Le tueur des abattoirs – Manuel Vázquez Montalbán

Par Michel Dufour

Date de publication originale : 1987 (Pigmalion y otros relatos)
Date de publication française : 1991 (Seuil)
Traduction : Catherine Derivery
Genre : 17 récits sur l’Espagne d’hier et d’avant-hier
Personnage principal : variable

J’ai lu avec plaisir tous les Montalban qui mettaient en scène le fameux détective catalan Pepe Carvalho, qui avait travaillé pour le PC et la CIA puis, plus mûr, avait pris ses distances par rapport à tout groupe totalitaire. Gastronome et anarchiste, il sympathise avec les mal foutus, brûle ses livres d’intellectuel (qu’il fut dans sa jeunesse), et adore mettre des grains de sable dans l’engrenage politique, faussement qualifié de postfranquiste (idéologiquement parlant). Faut avoir lu, au moins, Meurtre au comité central (1982), Les Thermes (1989) et Le Prix (2000). C’était malheureusement avant l’existence de Sang d’Encre Polars (sauf pour ce qui est de Milenio, son roman-testament, dont j’ai rendu compte en 2013). Le livre dont je dirai maintenant quelques mots n’est, hélas, ni un Pepe Carvalho ni un vrai polar, mais je tenais à attirer l’attention de nos lecteurs sur ce grand écrivain espagnol qu’est Montalban (1937-2003).

Le tueur des abattoirs rassemble 17 nouvelles, pas particulièrement policières, malgré quelques meurtres ici et là. Il y a plusieurs années, j’avais laissé tomber ce roman, frustré qu’il ne soit pas un polar. L’intérêt qu’on peut néanmoins y trouver, c’est le caractère de Montalban, souvent ironique, toujours nostalgique, déçu finalement de ce que l’Espagne est devenue après la guerre, mais même après mai 68 qui, en Espagne, comme en France et en Allemagne, comme chez nous aussi au Québec, a suscité beaucoup d’espoirs et de grandes déceptions.

Ces nouvelles datent de 1965 à 1987. La quatrième de couverture insiste sur « la conscience d’une époque et les contradictions d’un pays aux prises avec sa mémoire et incertain de son avenir ». Il y a sans doute un peu de ça, mais les personnages et les décors construits par Montalban insistent surtout sur la naïveté et le plaisir de nos 20 ans, la sexualité comme fausse solution, l’absence de solidarité même chez des gens (je pense aux professeurs d’université) qui ont des objectifs communs mais une rivalité impitoyable. Ces traits de caractère se retrouvent en bonne partie chez le détective Carvalho qu’on récupère donc, indirectement, dans ces nouvelles.
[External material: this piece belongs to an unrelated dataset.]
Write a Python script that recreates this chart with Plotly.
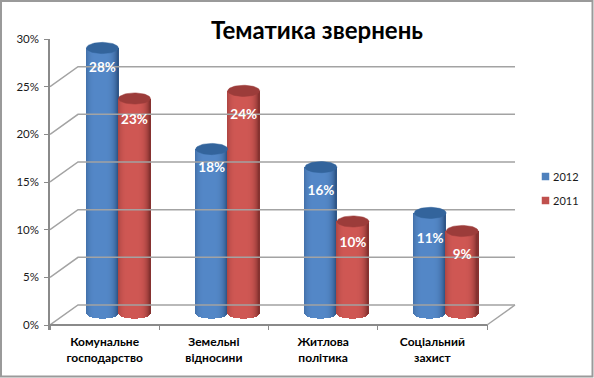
import math
import plotly.graph_objects as go

# ---- data ----
categories = ["Комунальне<br>господарство", "Земельні<br>відносини", "Житлова<br>політика", "Соціальний<br>захист"]
series_names = ["2012", "2011"]
values_2012 = [27.8, 17.2, 15.3, 10.5]
values_2011 = [22.5, 23.3, 9.6, 8.6]
labels_2012 = ["28%", "18%", "16%", "11%"]
labels_2011 = ["23%", "24%", "10%", "9%"]
y_ticks = [0, 5, 10, 15, 20, 25, 30]
y_tick_labels = ["0%", "5%", "10%", "15%", "20%", "25%", "30%"]
title_text = "Тематика звернень"

# ---- style / geometry ----
W, H = 594, 378
L, R, T, B = 50, 487, 39, 325          # front plot rectangle in page pixels
PLOT_R, PLOT_B = 590, 330              # full plotting area in page pixels
PX_X = (R - L) / 4
PX_Y = (B - T) / 30
DEPTH_X = 28 / PX_X
DEPTH_Y = 20 / PX_Y
BAR_W = 32 / PX_X
RY = 5.6 / PX_Y
BASE = 12 / PX_Y
OFFSETS = [0.48, 0.773]
N = 32
FONT = "Lato, 'Noto Sans', sans-serif"
GRID = "#a3a3a3"
AXIS = "#8a8a8a"
KEY = ["#4f81bd", "#c0504d"]
TOPS = ["#33649c", "#9c3c3a"]
LIGHT = [(84, 136, 200), (208, 88, 84)]
DARK = [(44, 82, 130), (126, 46, 44)]
DROP = [[21, 20, 24, 27], [22, 25, 22, 25]]    # label drop below cylinder top, px


def shade(s, t):
    # t in -1..1 across the cylinder; highlight slightly left of centre
    d = abs(t + 0.1) / 1.1
    k = min(1.0, d ** 4)
    c = [LIGHT[s][i] + (DARK[s][i] - LIGHT[s][i]) * k for i in range(3)]
    return "rgb(%d,%d,%d)" % tuple(c)


def xd(px):
    return (px - L) / PX_X


def yd(px):
    return (B - px) / PX_Y


fig = go.Figure()

# walls and floor
gx, gy = [], []
for v in y_ticks[:-1]:
    gx += [0, DEPTH_X, 4 + DEPTH_X, None]
    gy += [v, v + DEPTH_Y, v + DEPTH_Y, None]
gx += [4, 4 + DEPTH_X]
gy += [0, DEPTH_Y]
fig.add_trace(go.Scatter(x=gx, y=gy, mode="lines", line=dict(color=GRID, width=1.5),
                         hoverinfo="skip", showlegend=False))
fig.add_trace(go.Scatter(x=[0, 4], y=[0, 0], mode="lines", line=dict(color=AXIS, width=2),
                         hoverinfo="skip", showlegend=False))

# cylinders
for s, vals in enumerate([values_2012, values_2011]):
    for k in range(N):
        t0 = -1 + 2 * k / N
        t1 = -1 + 2 * (k + 1) / N
        tm = (t0 + t1) / 2
        xs = [i + OFFSETS[s] + tm * BAR_W / 2 for i in range(4)]
        bottom = BASE - RY * math.sqrt(max(0, 1 - tm * tm))
        fig.add_trace(go.Bar(
            x=xs, y=[v + BASE - bottom for v in vals], base=bottom,
            width=(BAR_W / N) * 1.6, marker=dict(color=shade(s, tm), line_width=0),
            hoverinfo="skip", showlegend=False))
    ex, ey = [], []
    for i, v in enumerate(vals):
        for a in range(61):
            ang = 2 * math.pi * a / 60
            ex.append(i + OFFSETS[s] + BAR_W / 2 * math.cos(ang))
            ey.append(v + BASE + RY * math.sin(ang))
        ex.append(None)
        ey.append(None)
    fig.add_trace(go.Scatter(x=ex, y=ey, mode="lines", fill="toself", fillcolor=TOPS[s],
                             line=dict(color=TOPS[s], width=0.5), hoverinfo="skip",
                             showlegend=False))

# value labels
for s, (vals, labs) in enumerate([(values_2012, labels_2012), (values_2011, labels_2011)]):
    fig.add_trace(go.Scatter(
        x=[i + OFFSETS[s] for i in range(4)],
        y=[v + BASE - DROP[s][i] / PX_Y for i, v in enumerate(vals)],
        mode="text", text=labs, textposition="middle center",
        textfont=dict(family=FONT, size=13.5, color="white", weight="bold"),
        hoverinfo="skip", showlegend=False))

# legend key
for s, name in enumerate(series_names):
    ypx = 176.5 + 24 * s
    fig.add_trace(go.Scatter(
        x=[xd(545.5)], y=[yd(ypx)], mode="markers",
        marker=dict(symbol="square", size=7.5, color=KEY[s]),
        hoverinfo="skip", showlegend=False))
    fig.add_annotation(x=xd(551), y=yd(ypx), text=name, showarrow=False, xanchor="left",
                       yanchor="middle", font=dict(family=FONT, size=11, color="#1a1a1a"))

fig.update_layout(
    width=W, height=H, autosize=False,
    margin=dict(l=L, r=W - PLOT_R, t=T, b=H - PLOT_B, pad=0),
    paper_bgcolor="white", plot_bgcolor="white",
    barmode="overlay", bargap=0, showlegend=False,
    title=dict(text=title_text, x=317 / W, xanchor="center", y=1 - 31 / H, yanchor="middle",
               font=dict(family=FONT, size=24, color="black", weight="bold")),
    xaxis=dict(range=[0, xd(PLOT_R)], tickvals=[0.5, 1.5, 2.5, 3.5], ticktext=categories,
               ticks="", showgrid=False, zeroline=False, showline=False,
               ticklabelstandoff=3,
               tickfont=dict(family=FONT, size=12, color="black", weight="bold"),
               minor=dict(tickvals=[0, 1, 2, 3, 4], ticks="inside", ticklen=5,
                          tickcolor=AXIS, tickwidth=1)),
    yaxis=dict(range=[yd(PLOT_B), 30], tickvals=y_ticks, ticktext=y_tick_labels, ticks="outside", ticklen=4,
               tickcolor=AXIS, showgrid=False, zeroline=False, showline=True,
               linecolor=AXIS, linewidth=1.5, ticklabelstandoff=3,
               tickfont=dict(family=FONT, size=11.5, color="#1a1a1a")),
    shapes=[dict(type="rect", xref="paper", yref="paper",
                 x0=(1 - L) / (PLOT_R - L), x1=(592.5 - L) / (PLOT_R - L),
                 y0=(PLOT_B - 376.5) / (PLOT_B - T), y1=(PLOT_B - 1) / (PLOT_B - T),
                 line=dict(color="#9a9a9a", width=2), layer="below")],
)

fig.write_html("out.html", config=dict(displayModeBar=False),
               post_script="document.body.style.margin='0';document.body.style.overflow='hidden';")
Parfois difficiles à lire mais soutenues par un humour sympathique (souvent noir) (comme dans Le lâche assassinat d’Agatha Christie), ces nouvelles ne sont pas faites pour tout amateur de polars; elles intéresseront particulièrement ceux et celles qui cherchent à connaître les auteurs derrière les romans, Christie derrière Poirot, Conan Doyle derrière Sherlock, Stout derrière Nero Wolfe… Il me semble aussi que ces nouvelles parleront davantage à un Espagnol, malgré l’universalité des traits de caractère et les ressemblances réelles des événements historiques.

Extrait :
Poirot donna les instructions appropriées sur le comportement à suivre – le même qu’avec n’importe quel cadavre – et fit part de ses observations à son fidèle Hastings. La qualification de fidèle était du domaine public, et même les servantes parlaient du capitaine dans ces termes : « Je viens de porter le thé au fidèle capitaine Hastings ». « Le fidèle capitaine Hastings m’a chargé de lui raccourcir un peu plus les manches de sa chemise ».
Quand le surintendant de Scotland Yard arriva et tomba sur le couple de fins limiers, il sursauta et commenta de mauvaise humeur :
« Poirot et le fidèle Hastings ! Si j’avais su, je ne serais pas venu. Avec vous deux, l’affaire va être résolue en quelques secondes.
– Ne croyez pas cela, inspecteur Fields. Mes ‘petites cellules grises’ sont en activité depuis un bon moment et l’affaire est extrêmement compliquée. Pour commencer, sur un guéridon se trouve un plateau, avec une bouteille de porto et un verre… vide. Pourtant, James a découvert le cadavre précisément au moment où il apportait le porto ».